El hombre, y más aún el artista, es su obra.
Airosas, desafiadoras del espacio, como un emblema ante el cielo que tienen como fondo, están las curvas de sus esculturas, liras ciclópeas en las que el viento marinero se estrella y momentáneamente se hace para continuar su camino sin fin, creando una melodía de antes nunca escuchada, como los mares que surcaban las naves que evoca Camo~e s. Esto acaece en Carnota, donde ante el océano infinito están sus “Tenaces do vento”, signo, grafía, letra de un alfabeto ignorado y ancestral del que acaso hallemos, por ejemplo en la rotonda que hay en la carretera vieja de Pontevedra a Sanxenxo, cerca del monasterio de Poio, obra en la que el arranque semeja que se complementó con un fragmento melódico de la salve sabatina que los monjes mercedarios entonan y que traspone los muros del cenobio buscando ámbitos más amplios.

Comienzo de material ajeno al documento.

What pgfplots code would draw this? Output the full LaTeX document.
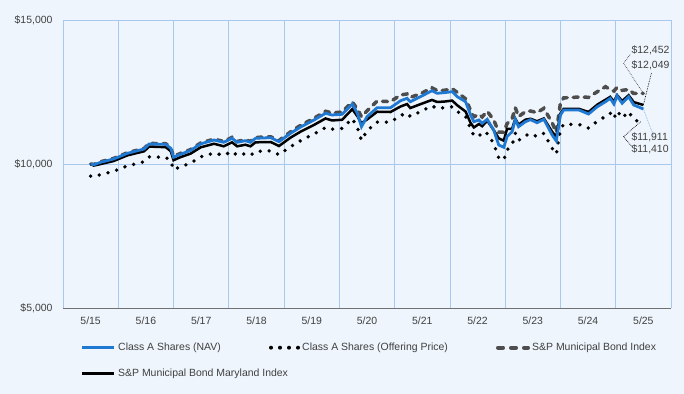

Ambas piezas son escuetas, y entre ellas hay una década de diferencia. De 1994 es la de Carnota, todavía con reminiscencias de maestros como Chillida, admirado por el gallego, y de 2004 la de Poio, puro alarde de síntesis geométrica, curva rotunda en la base, como un vientre fecundado que lanza al cielo, en gemela verticalidad de remate desigual, sus vástagos rectos, cuadrangulares, de belleza inefable en la sobriedad de su morfología.